Children's burial ground, Cooneen, Co. Tipperary
Co. Tipperary |
Burial Grounds
At the eastern end of a low east-west ridge in County Tipperary, where the ground begins to fall away towards the south slope, a ruined church sits in open pasture alongside something quieter and less easy to categorise.
The site is recorded as a children's burial ground, a type of place known in Irish as a cillín, where infants and unbaptised children were interred outside the sanctioned rites of the Church. These were liminal places, neither fully sacred nor fully profane, chosen for their antiquity and apartness rather than for any official blessing.

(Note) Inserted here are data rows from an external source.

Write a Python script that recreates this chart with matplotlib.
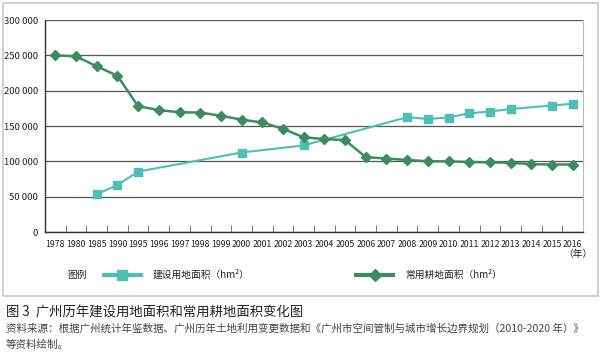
import matplotlib
matplotlib.use("Agg")
import matplotlib.pyplot as plt
from matplotlib.patches import Rectangle
from matplotlib.lines import Line2D
from matplotlib.ticker import FuncFormatter

plt.rcParams['font.family'] = ['Noto Sans CJK SC', 'DejaVu Sans']

# data
years = ['1978', '1980', '1985', '1990', '1995', '1996', '1997', '1998', '1999', '2000',
         '2001', '2002', '2003', '2004', '2005', '2006', '2007', '2008', '2009', '2010',
         '2011', '2012', '2013', '2014', '2015', '2016']
build_years = ['1985', '1990', '1995', '2000', '2003', '2008', '2009', '2010', '2011',
               '2012', '2013', '2015', '2016']
build_area = [53500, 66500, 85500, 112500, 122500, 162500, 160000, 162000, 168000,
              170500, 174000, 179000, 181500]
farm_area = [250000, 248500, 234500, 221000, 178000, 172500, 169500, 169000, 164500, 159000,
             155000, 146000, 134000, 131500, 130000, 106000, 104000, 102000, 100000, 100000,
             99000, 98500, 98000, 96000, 95500, 95500]

c_build = '#4dbfb4'
c_farm = '#3c8d5e'

fig = plt.figure(figsize=(6.02, 3.55), dpi=100)
fig.add_artist(Rectangle((3 / 602, 1 - 296 / 355), 595 / 602, 293 / 355,
                         transform=fig.transFigure, fill=False, edgecolor='#c8c8c8', lw=1.2))

ax = fig.add_axes([45 / 602, 1 - 232 / 355, 538 / 602, 212 / 355])
x_all = list(range(len(years)))
x_build = [years.index(y) for y in build_years]

ax.plot(x_build, build_area, color=c_build, lw=1.5, marker='s', ms=6, zorder=3)
ax.plot(x_all, farm_area, color=c_farm, lw=1.8, marker='D', ms=4.8, zorder=4)

ax.set_xlim(-0.5, len(years) - 0.5)
ax.set_ylim(0, 300000)
ax.set_yticks(range(0, 300001, 50000))
ax.yaxis.set_major_formatter(FuncFormatter(lambda v, p: f'{int(v):,}'.replace(',', ' ')))
ax.grid(axis='y', color='#555555', lw=0.9)
ax.set_axisbelow(True)

ax.set_xticks(x_all)
ax.set_xticklabels(years)
ax.set_xticks([i + 0.5 for i in x_all[:-1]], minor=True)
ax.tick_params(axis='x', which='major', length=0, pad=6, labelsize=6.3, labelcolor='#222222')
ax.tick_params(axis='x', which='minor', direction='in', length=5, color='#666666')
ax.tick_params(axis='y', length=0, pad=5, labelsize=6.8, labelcolor='#222222')

for s in ['left', 'bottom']:
    ax.spines[s].set_color('#333333')
    ax.spines[s].set_linewidth(1.0)
ax.spines['top'].set_visible(False)
ax.spines['right'].set_color('#bbbbbb')

fig.text(592 / 602, 1 - 254 / 355, '（年）', ha='right', va='center', fontsize=7, color='#222222')

# legend
fig.text(67 / 602, 1 - 275 / 355, '图例', ha='left', va='center', fontsize=7, color='#222222')
handles = [Line2D([], [], color=c_build, lw=3, marker='s', ms=7),
           Line2D([], [], color=c_farm, lw=3, marker='D', ms=6)]
fig.legend(handles, ['建设用地面积（hm²）', '常用耕地面积（hm²）'], loc='center left',
           bbox_to_anchor=(99 / 602, 1 - 275 / 355), ncol=2, frameon=False, fontsize=7,
           handlelength=3.8, handletextpad=1.2, columnspacing=11.0, borderpad=0,
           labelcolor='#222222')

# caption
fig.text(6 / 602, 1 - 313 / 355, '图 3  广州历年建设用地面积和常用耕地面积变化图',
         ha='left', va='center', fontsize=9.6, color='#222222')
fig.text(6 / 602, 1 - 329 / 355,
         '资料来源：根据广州统计年鉴数据、广州历年土地利用变更数据和《广州市空间管制与城市增长边界规划（2010-2020 年）》',
         ha='left', va='center', fontsize=7.6, color='#444444')
fig.text(6 / 602, 1 - 345 / 355, '等资料绘制。', ha='left', va='center', fontsize=7.6, color='#444444')

fig.savefig('out.png', dpi=100)
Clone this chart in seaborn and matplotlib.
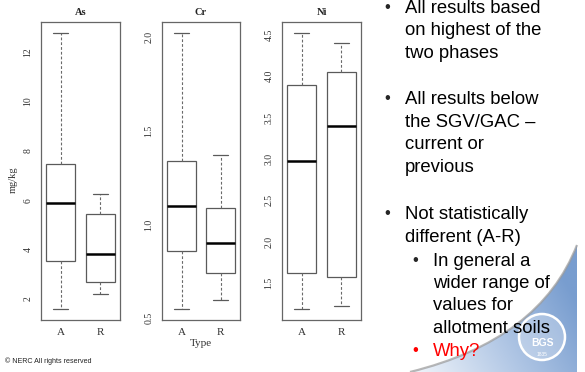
import numpy as np
import pandas as pd
import matplotlib
matplotlib.use("Agg")
import matplotlib.pyplot as plt
import seaborn as sns
from matplotlib.path import Path
from matplotlib.patches import PathPatch, Circle
from matplotlib.colors import LinearSegmentedColormap

# five-number summaries (min, Q1, median, Q3, max)
types = ["A", "R"]
as_A = [1.60, 3.55, 5.90, 7.45, 12.77]
as_R = [2.20, 2.70, 3.83, 5.45, 6.27]
cr_A = [0.55, 0.86, 1.10, 1.34, 2.02]
cr_R = [0.60, 0.74, 0.90, 1.09, 1.37]
ni_A = [1.19, 1.63, 2.98, 3.89, 4.52]
ni_R = [1.22, 1.57, 3.40, 4.05, 4.40]

elements = ["As", "Cr", "Ni"]
yticks = {"As": [2, 4, 6, 8, 10, 12],
          "Cr": [0.5, 1.0, 1.5, 2.0],
          "Ni": [1.5, 2.0, 2.5, 3.0, 3.5, 4.0, 4.5]}
ytick_labels = {"As": ["2", "4", "6", "8", "10", "12"],
                "Cr": ["0.5", "1.0", "1.5", "2.0"],
                "Ni": ["1.5", "2.0", "2.5", "3.0", "3.5", "4.0", "4.5"]}

# (indent level, text, baseline in pixels from top)
bullets = [
    (0, "All results based", 13),
    (1, "on highest of the", 35), (1, "two phases", 58),
    (0, "All results below", 104), (1, "the SGV/GAC \u2013", 127),
    (1, "current or", 149), (1, "previous", 172),
    (0, "Not statistically", 219), (1, "different (A-R)", 242),
    (2, "In general a", 266), (3, "wider range of", 288),
    (3, "values for", 310), (3, "allotment soils", 333),
]

raw = {"As": (as_A, as_R), "Cr": (cr_A, cr_R), "Ni": (ni_A, ni_R)}
rows = []
for el in elements:
    for t, vals in zip(types, raw[el]):
        for v in vals:
            rows.append({"Element": el, "Type": t, "value": v})
df = pd.DataFrame(rows)

sns.set_style("white")
plt.rcParams["font.family"] = ["Liberation Serif", "DejaVu Serif"]

W, H = 585, 372
fig = plt.figure(figsize=(W / 100, H / 100), dpi=100)

def fx(x):
    return x / W

def fy(y):
    return 1 - y / H

# background decoration (blue swoosh, logo)
bg = fig.add_axes([0, 0, 1, 1], zorder=-5)
bg.set_xlim(0, W)
bg.set_ylim(H, 0)
bg.axis("off")
verts = [(577, 245), (540, 340), (410, 372), (577, 372), (577, 245)]
codes = [Path.MOVETO, Path.CURVE3, Path.CURVE3, Path.LINETO, Path.CLOSEPOLY]
clip = PathPatch(Path(verts, codes), facecolor="none", edgecolor="none")
bg.add_patch(clip)
gx, gy = np.meshgrid(np.linspace(0, 1, 200), np.linspace(0, 1, 200))
grad = np.clip(0.8 * gx + 0.35 * (1 - gy), 0, 1)
cmap = LinearSegmentedColormap.from_list("sw", ["#f2f6fb", "#b4c9e6", "#789dcf"])
im = bg.imshow(grad, extent=(410, 577, 372, 245), cmap=cmap, aspect="auto",
               origin="upper", zorder=0)
im.set_clip_path(clip)
edge = Path(verts[:3], codes[:3])
bg.add_patch(PathPatch(edge, facecolor="none", edgecolor="#9a9a9a", lw=1.6,
                       alpha=0.7, zorder=1))
bg.add_patch(Circle((542, 337), 23, facecolor="#ffffff", alpha=0.25,
                    edgecolor="none", zorder=2))
bg.add_patch(Circle((542, 337), 23, facecolor="none", edgecolor="white",
                    lw=1.8, zorder=2))
bg.text(542, 343, "BGS", color="white", fontsize=7.5, fontweight="bold",
        ha="center", va="center", family=["Liberation Sans"], zorder=3)
bg.text(542, 354, "1835", color="white", fontsize=3.5, ha="center",
        va="center", family=["Liberation Sans"], zorder=3)

panels = {"As": (41, 120), "Cr": (162, 240), "Ni": (282, 361)}
top, bottom = 22, 320

for el in elements:
    x0, x1 = panels[el]
    ax = fig.add_axes([fx(x0), fy(bottom), (x1 - x0) / W, (bottom - top) / H])
    sub = df[df["Element"] == el]
    sns.boxplot(data=sub, x="Type", y="value", order=types, ax=ax,
                color="white", linecolor="#5a5a5a", linewidth=0.9,
                width=0.74, whis=(0, 100), showfliers=False,
                medianprops={"color": "black", "linewidth": 1.8},
                whiskerprops={"linestyle": (0, (2.5, 1.8)), "color": "#6a6a6a",
                              "linewidth": 0.8},
                capprops={"color": "#5a5a5a", "linewidth": 0.9},
                boxprops={"facecolor": "white"})
    lo, hi = sub["value"].min(), sub["value"].max()
    pad = (hi - lo) * 0.04
    ax.set_ylim(lo - pad, hi + pad)
    ax.set_xlim(-0.5, 1.5)
    ax.set_yticks(yticks[el])
    ax.set_yticklabels(ytick_labels[el], rotation=90, va="center")
    ax.set_xlabel("")
    ax.set_ylabel("")
    ax.tick_params(axis="both", direction="out", length=4, width=0.7,
                   color="#555555", labelcolor="#333333", pad=2)
    ax.tick_params(axis="y", labelsize=7)
    ax.tick_params(axis="x", labelsize=8)
    for s in ax.spines.values():
        s.set_color("#666666")
        s.set_linewidth(0.9)
    ax.set_title(el, fontsize=7.5, fontweight="bold", pad=5, color="#222222")

fig.text(fx(13), fy(180), "mg/kg", rotation=90, ha="center", va="center",
         fontsize=7.5, color="#333333")
fig.text(fx(201), fy(343), "Type", ha="center", va="center", fontsize=8,
         color="#333333")

sans = ["Liberation Sans", "DejaVu Sans"]
for level, txt, base in bullets:
    if level in (0, 2):
        bx = 384 if level == 0 else 412
        fig.text(fx(bx), fy(base - 1), "\u2022", fontsize=12, family=sans,
                 va="baseline", ha="left")
    tx = 405 if level < 2 else 433
    fig.text(fx(tx), fy(base), txt, fontsize=13.3, family=sans,
             va="baseline", ha="left", color="black")
fig.text(fx(412), fy(355), "\u2022", fontsize=12, family=sans, va="baseline",
         color="red")
fig.text(fx(433), fy(356), "Why?", fontsize=13.3, family=sans, va="baseline",
         color="red")

fig.text(fx(5), fy(361), "\u00a9 NERC All rights reserved", fontsize=5.1,
         family=sans, va="center", color="#222222")

fig.savefig("out.png", dpi=100)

The first edition Ordnance Survey six-inch map shows the ruined church enclosed within a trapezoidal boundary, labelled simply as "Burial Ground". Some of the stones still visible within the ruined walls may function as burial markers, though the passage of time and the collapse of the structure make it difficult to read them with certainty. What is more striking is what the Ordnance Survey Namebooks record: that children were still being buried within the walls of the church itself. This was not uncommon in Irish practice, where the roofless shell of a medieval ruin could serve as a kind of informal consecrated space, close enough to hallowed ground to offer some comfort, yet outside the formal parish cemetery. The continuity of the site as a place of child burial, even into the period of detailed cartographic recording, says something about how communities negotiated grief and religious obligation in ways that official structures did not always accommodate.